The Battle of a lifetime
By Mike Maddock

The closest my family has ever gotten to a white Christmas is when my eight–year–old son has spilled a bag of mini–marshmallows into his hot chocolate. So when the snow came this Christmas it was a very special time at my house.

It was a time that called for battle. My son and I teamed up to face my two daughters in a backyard brawl that would be as legendary as the snow itself.

Despite very little snow experience, my children each had their own very unique styles.

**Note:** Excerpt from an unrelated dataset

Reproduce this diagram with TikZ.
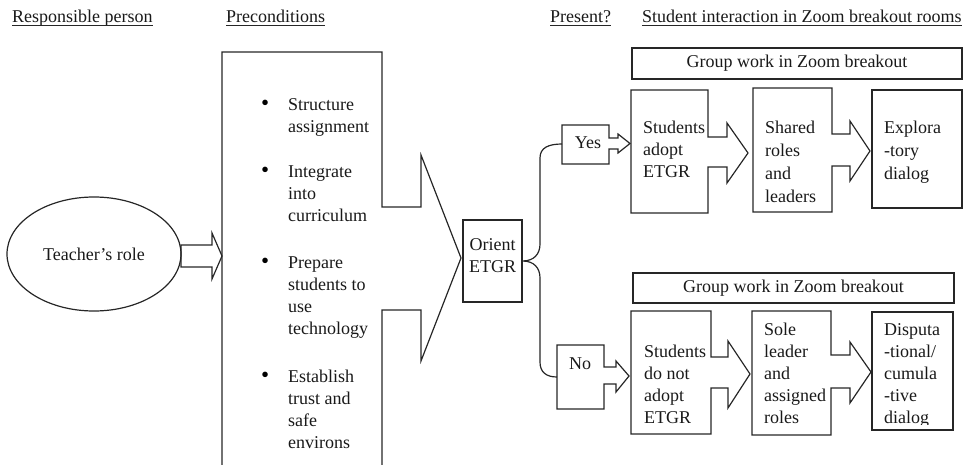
\documentclass[tikz,border=0pt]{standalone}
\usepackage{fontspec}
\setmainfont{Liberation Serif}
\usetikzlibrary{calc,shapes.geometric}
\begin{document}
\begin{tikzpicture}[x=1pt,y=-1pt,
  shp/.style={draw=black!85, line width=1.2pt, line join=miter},
  txt/.style={inner sep=0pt, font=\fontsize{18}{22}\selectfont, text=black!90, align=left, anchor=base west},
  ctxt/.style={inner sep=0pt, font=\fontsize{18}{22}\selectfont, text=black!90, align=center, anchor=base},
  bul/.style={inner sep=0pt, font=\fontsize{23}{22}\selectfont, text=black, anchor=base west},
  ul/.style={draw=black!85, line width=1pt},
  brace/.style={draw=black!85, line width=1.2pt},
]
\useasboundingbox (0,0) rectangle (963,465);

% headers
\node[txt] (h1) at (12,23) {Responsible person};
\node[txt] (h2) at (226,23) {Preconditions};
\node[txt] (h3) at (550,23) {Present?};
\node[txt] (h4) at (642,23) {Student interaction in Zoom breakout rooms};
\foreach \h in {h1,h2,h3,h4}
  \draw[ul] ($(\h.base west)+(0,3)$) -- ($(\h.base east)+(0,3)$);

% teacher
\node[shp, ellipse, minimum width=174pt, minimum height=114pt, inner sep=0pt,
      font=\fontsize{18}{22}\selectfont, text=black!90] (teacher) at (94,254) {Teacher’s role};
\draw[shp] (181,245) -- (212,245) -- (212,233) -- (222,256) -- (212,279) -- (212,267) -- (181,267) -- cycle;

% preconditions callout (text anchors are last-line baselines)
\coordinate (pcTL) at (222,52);
\draw[shp] (222,466) -- (pcTL) -- (382,52) -- (382,207) -- (421,207) -- (421,155)
  -- (461,258) -- (421,361) -- (421,310) -- (382,310) -- (382,466);
\node[bul] (b1) at (261,111) {•};
\node[txt] (p1) at (288,133) {Structure\\assignment};
\node[bul] (b2) at (261,178) {•};
\node[txt] (p2) at (288,222) {Integrate\\into\\curriculum};
\node[bul] (b3) at (261,268) {•};
\node[txt] (p3) at (288,334) {Prepare\\students to\\use\\technology};
\node[bul] (b4) at (261,382) {•};
\node[txt] (p4) at (288,448) {Establish\\trust and\\safe\\environs};

% orient
\node[shp, minimum width=59pt, minimum height=82pt, inner sep=0pt] (orient) at (492.5,261) {};
\node[ctxt] (orientt) at (492.5,272) {Orient\\ETGR};

% yes / no callouts
\coordinate (yes) at (562,144);
\draw[shp] (562,125) -- (609,125) -- (609,138) -- (618,138) -- (618,134) -- (630,143.5)
  -- (618,153) -- (618,149) -- (609,149) -- (609,164) -- (562,164) -- cycle;
\node[ctxt] (yest) at (588,149) {Yes};
\coordinate (no) at (557,377);
\draw[shp] (557,345) -- (604,345) -- (604,367) -- (616,367) -- (616,361) -- (629,376)
  -- (616,392) -- (616,384) -- (604,384) -- (604,409) -- (557,409) -- cycle;
\node[ctxt] (not) at (580,369) {No};

% brace
\draw[brace] (yes) .. controls (548,144) and (540,148) .. (540,158) -- (540,244)
  .. controls (540,254) and (534,261) .. (orient.east)
  .. controls (534,261) and (540,268) .. (540,278) -- (540,362)
  .. controls (540,372) and (546,377) .. (no);

% top row
\node[shp, minimum width=330pt, minimum height=31pt, inner sep=0pt,
      font=\fontsize{18}{22}\selectfont, text=black!90] (gw1) at (797,63.5) {Group work in Zoom breakout};
\draw[shp] (631,90) -- (708,90) -- (708,137) -- (727,137) -- (727,123) -- (748,153)
  -- (727,183) -- (727,167) -- (708,167) -- (708,213) -- (631,213) -- cycle;
\node[txt] (sa) at (643,178) {Students\\adopt\\ETGR};
\draw[shp] (753,88) -- (832,88) -- (832,134) -- (850,134) -- (850,121) -- (870,151)
  -- (850,181) -- (850,166) -- (832,166) -- (832,212) -- (753,212) -- cycle;
\node[txt, font=\fontsize{18}{23}\selectfont] (sr) at (765,202) {Shared\\roles\\and\\leaders};
\node[shp, minimum width=90pt, minimum height=118pt, inner sep=0pt] (ex) at (917,149) {};
\node[txt, font=\fontsize{18}{23}\selectfont] (ext) at (884,179) {Explora\\-tory\\dialog};

% bottom row
\node[shp, minimum width=321pt, minimum height=30pt, inner sep=0pt,
      font=\fontsize{18}{22}\selectfont, text=black!90] (gw2) at (793.5,288) {Group work in Zoom breakout};
\draw[shp] (631,311) -- (711,311) -- (711,357) -- (728,357) -- (728,341) -- (750,374)
  -- (728,408) -- (728,388) -- (711,388) -- (711,434) -- (631,434) -- cycle;
\node[txt] (sn) at (644,423) {Students\\do not\\adopt\\ETGR};
\draw[shp] (752,311) -- (831,311) -- (831,355) -- (850,355) -- (850,342) -- (871,372)
  -- (850,403) -- (850,388) -- (831,388) -- (831,435) -- (752,435) -- cycle;
\node[txt] (sl) at (764,423) {Sole\\leader\\and\\assigned\\roles};
\node[shp, minimum width=81pt, minimum height=118pt, inner sep=0pt] (dp) at (912.5,371) {};
\begin{scope}
  \clip (872,312) rectangle (953,424.5);
  \node[txt] (dpt) at (884,423) {Disputa\\-tional/\\cumula\\-tive\\dialog};
\end{scope}
\end{tikzpicture}
\end{document}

My 11–year–old daughter grabbed her snowball and proceeded to wind up like some major league pitcher. It was the kind of wind up that would allow someone as slow as me to steal second and third base. Needless, to say I pelted her three or four times before she got done with her leg kick. However, once she finally released her snowball, it was no looping curve ball. No, this thing looked like a Nolan Ryan fastball heading straight for my head. What she lacked in volume, she made up for in accuracy, speed, and deadliness.

My oldest daughter (the 13–year–old) had a bit of a different strategy. She was prepared to sacrifice her body for one enormous hit. While we were the little fighter planes darting around with tiny bullets, she was the Enola Gay lumbering at us with a nuclear bomb. She crossed the field of battle looking like one of the boulder–wielding giants

from The Lord of the Rings.

Of course, she was much cuter and wore a lot more pink, but the strategy was about the same. She absorbed multiple shots to the legs and belly, but eventually made her way to our fort and dropped her bombs on our heads.

My son put an enormous amount of energy into our fort. He shoveled furiously toting the wheelbarrow around to fill it with snow for our wall. He constructed our fort with all the intensity of a USGS engineer reconstructing the levies after Katrina, but to my surprise when the time came for battle he turned to me and said, “You stay here, Daddy…I’m going in.”

He fought through nuclear snow bombs and fastballs and threw himself into the fort my daughters had constructed with equal care. He transferred the same energy he had put into constructing our safe haven into destroying theirs. It was almost the stuff of legends until my oldest daughter dropped a rather large bomb on his head. After that, all I could see were a small pair of Asics dangling from the top of their wall.

I couldn’t just leave him there. What kind of soldier would I be? I grabbed a handful of snowballs, left the safety of our fort, and charged my daughters. My rescue mission was going splendidly. I pelted my youngest daughter into a full out retreat and pinned my oldest daughter against the wall of our house forcing her to leave my son. I dove into their fort and set my son free.

Victory was mine!

I was about to celebrate my triumph when a perfectly placed fastball exploded on the back of my head. The ice shrapnel trickled down my back causing me to sit straight up. As I struggled with the pain working its way into my pants, another snowball (of the nuclear variety) exploded in my left ear. I fell to the ground knowing my defeat was inevitable. No one recovers from a clean shot to the ear. Plus, my son, my partner in battle was already halfway to a steaming hot cup of cocoa.

I surrendered, but the dry clothes and the marshmallows floating in our hot chocolate after the battle made the taste of defeat very sweet.